Cette différence formelle engage donc un travail fondamentalement différent au niveau éditorial et promotionnel. «L’économie de l’édition théâtrale est inverse de celle de la littérature, rappelle Claire David. 65 % de mon chiffre d’affaires vient du fonds avec 35 textes à l’affiche par mois, contre 3 nouveautés publiées. C’est aussi ce qui attire les romanciers.» Si l’éditrice met en avant le fait que c’est toujours selon des critères littéraires qu’elle choisit de publier les textes de théâtre, la promotion en est moins simple. «L’étiquette “théâtre” empêche souvent la dynamique médiatique.
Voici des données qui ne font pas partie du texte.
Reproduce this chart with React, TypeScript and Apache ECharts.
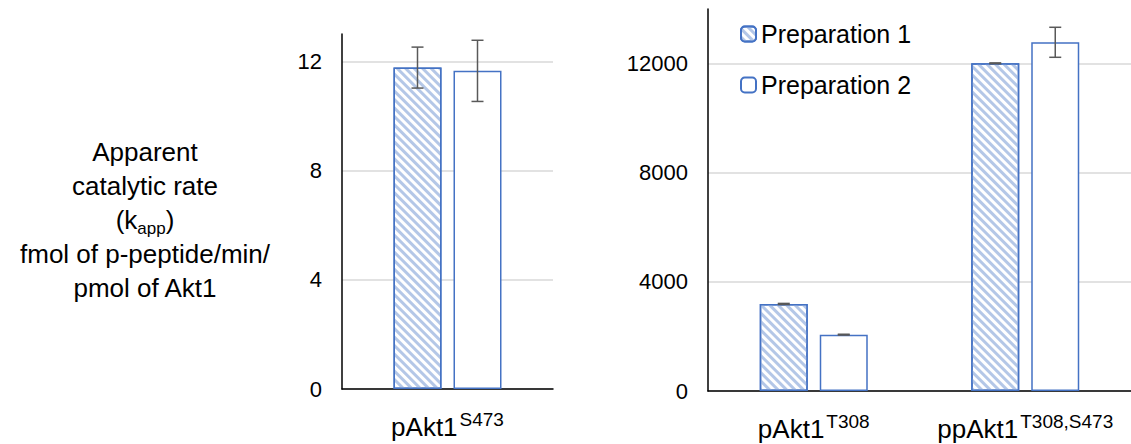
import React, { useEffect, useRef } from "react";
import * as echarts from "echarts";

const seriesNames = ["Preparation 1", "Preparation 2"];

const leftCategories = ["{m|pAkt1}{s|S473}"];
const leftPrep1 = [11.77];
const leftPrep2 = [11.65];
const leftErr1 = [0.75];
const leftErr2 = [1.12];
const leftTicks = [0, 4, 8, 12];

const rightCategories = ["{m|pAkt1}{s|T308}", "{m|ppAkt1}{s|T308,S473}"];
const rightPrep1 = [3190, 12010];
const rightPrep2 = [2065, 12780];
const rightErr1 = [20, 15];
const rightErr2 = [15, 550];
const rightTicks = [0, 4000, 8000, 12000];

const BAR_WIDTH = 48;
const BAR_GAP = 0.25;
const FONT = "Liberation Sans, Arial, sans-serif";
const HATCH = "#b4c7e7";
const EDGE = "#4472c4";

function errorSeries(name: string, means: number[], errs: number[], side: number, axisIdx: number) {
  const data = means.map((m, i) => [i, m, errs[i]]);
  return {
    type: "custom",
    name: name + " err",
    xAxisIndex: axisIdx,
    yAxisIndex: axisIdx,
    silent: true,
    z: 5,
    data,
    renderItem: (params: any, api: any) => {
      const idx = api.value(0);
      const mean = api.value(1);
      const err = api.value(2);
      const off = side * (BAR_WIDTH * (1 + BAR_GAP)) / 2;
      const x = api.coord([idx, mean])[0] + off;
      const yTop = api.coord([idx, mean + err])[1];
      const yBot = api.coord([idx, mean - err])[1];
      const cap = 6;
      const st = { stroke: "#595959", lineWidth: 1.5 };
      return {
        type: "group",
        children: [
          { type: "line", shape: { x1: x, y1: yTop, x2: x, y2: yBot }, style: st },
          { type: "line", shape: { x1: x - cap, y1: yTop, x2: x + cap, y2: yTop }, style: st },
          { type: "line", shape: { x1: x - cap, y1: yBot, x2: x + cap, y2: yBot }, style: st },
        ],
      };
    },
  };
}

const hatchStyle = {
  color: "#ffffff",
  borderColor: EDGE,
  borderWidth: 1.5,
  decal: {
    symbol: "rect",
    symbolSize: 1,
    color: HATCH,
    dashArrayX: [1, 0],
    dashArrayY: [2.2, 2.4],
    rotation: Math.PI / 4,
  },
};
const plainStyle = { color: "#ffffff", borderColor: EDGE, borderWidth: 1.5 };

const richLabel = {
  m: { fontSize: 26, fontFamily: FONT, color: "#000", lineHeight: 30, verticalAlign: "bottom" },
  s: { fontSize: 19, fontFamily: FONT, color: "#000", lineHeight: 19, verticalAlign: "top", padding: [0, 0, 0, 2] },
};

function xAxis(cats: string[], gridIndex: number) {
  return {
    type: "category",
    gridIndex,
    data: cats,
    axisLine: { lineStyle: { color: "#000", width: 1.5 } },
    axisTick: { show: false },
    axisLabel: { margin: 21, rich: richLabel, formatter: (v: string) => v },
  };
}

function yAxis(max: number, interval: number, gridIndex: number) {
  return {
    type: "value",
    gridIndex,
    min: 0,
    max,
    interval,
    axisLine: { show: true, lineStyle: { color: "#000", width: 1.5 } },
    axisTick: { show: false },
    splitLine: { show: true, showMaxLine: false, lineStyle: { color: "#d9d9d9", width: 1.5 } },
    axisLabel: {
      showMaxLabel: false,
      margin: 20,
      fontSize: 22,
      fontFamily: FONT,
      color: "#000",
      formatter: (v: number) => String(v),
    },
  };
}

export default function App() {
  const ref = useRef<HTMLDivElement>(null);
  useEffect(() => {
    document.body.style.margin = "0";
    const chart = echarts.init(ref.current!, null, { renderer: "svg" });
    chart.setOption({
      animation: false,
      textStyle: { fontFamily: FONT },
      grid: [
        { left: 342, top: 34, width: 211, height: 355 },
        { left: 708, top: 9, width: 434, height: 382 },
      ],
      xAxis: [xAxis(leftCategories, 0), xAxis(rightCategories, 1)],
      yAxis: [yAxis(13, leftTicks[1] - leftTicks[0], 0), yAxis(14000, rightTicks[1] - rightTicks[0], 1)],
      legend: {
        data: seriesNames,
        orient: "vertical",
        left: 740,
        top: 19,
        itemWidth: 15,
        itemHeight: 15,
        itemGap: 21,
        padding: 0,
        textStyle: { fontSize: 25, fontFamily: FONT, color: "#000", lineHeight: 30 },
      },
      graphic: [
        {
          type: "text",
          x: 145,
          y: 135,
          style: {
            text: "Apparent\ncatalytic rate\n({k|k}{sub|app})\nfmol of p-peptide/min/\npmol of Akt1",
            align: "center",
            verticalAlign: "top",
            fontSize: 26,
            fontFamily: FONT,
            fill: "#000",
            lineHeight: 34,
            rich: {
              k: { fontSize: 26, fontFamily: FONT, lineHeight: 34 },
              sub: { fontSize: 17, fontFamily: FONT, lineHeight: 34, verticalAlign: "bottom", padding: [10, 0, 0, 0] },
            },
          },
        },
      ],
      series: [
        { type: "bar", name: seriesNames[0], xAxisIndex: 0, yAxisIndex: 0, data: leftPrep1, barWidth: BAR_WIDTH, barGap: "25%", itemStyle: hatchStyle },
        { type: "bar", name: seriesNames[1], xAxisIndex: 0, yAxisIndex: 0, data: leftPrep2, barWidth: BAR_WIDTH, barGap: "25%", itemStyle: plainStyle },
        { type: "bar", name: seriesNames[0], xAxisIndex: 1, yAxisIndex: 1, data: rightPrep1, barWidth: BAR_WIDTH, barGap: "25%", itemStyle: hatchStyle },
        { type: "bar", name: seriesNames[1], xAxisIndex: 1, yAxisIndex: 1, data: rightPrep2, barWidth: BAR_WIDTH, barGap: "25%", itemStyle: plainStyle },
        errorSeries(seriesNames[0], leftPrep1, leftErr1, -1, 0),
        errorSeries(seriesNames[1], leftPrep2, leftErr2, 1, 0),
        errorSeries(seriesNames[0], rightPrep1, rightErr1, -1, 1),
        errorSeries(seriesNames[1], rightPrep2, rightErr2, 1, 1),
      ],
    });
    return () => chart.dispose();
  }, []);
  return <div ref={ref} style={{ width: 1131, height: 444 }} />;
}
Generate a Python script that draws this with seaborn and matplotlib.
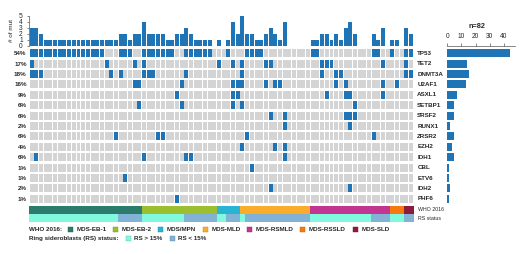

Pour en finir avec la question juive, le dernier texte de Jean-Claude Grumberg, paru dans la collection “Un endroit où aller”, est chroniqué partout comme roman, alors qu’il est formellement théâtral», avance l’éditrice. La promotion est différente aussi en librairie : Christophe Mory privilégie les signatures et les rencontres avec les dramaturges, tandis que les lectures de romanciers par des comédiens font mouche, comme ce fut le cas de celle organisée à la librairie du Rond-Point pour Riviera de Mathilde Janin (Actes Sud), lu par deux comédiennes, expérience qui sera renouvelée avec Mobiles de Sandra Lucbert (Flammarion) à la fin de novembre.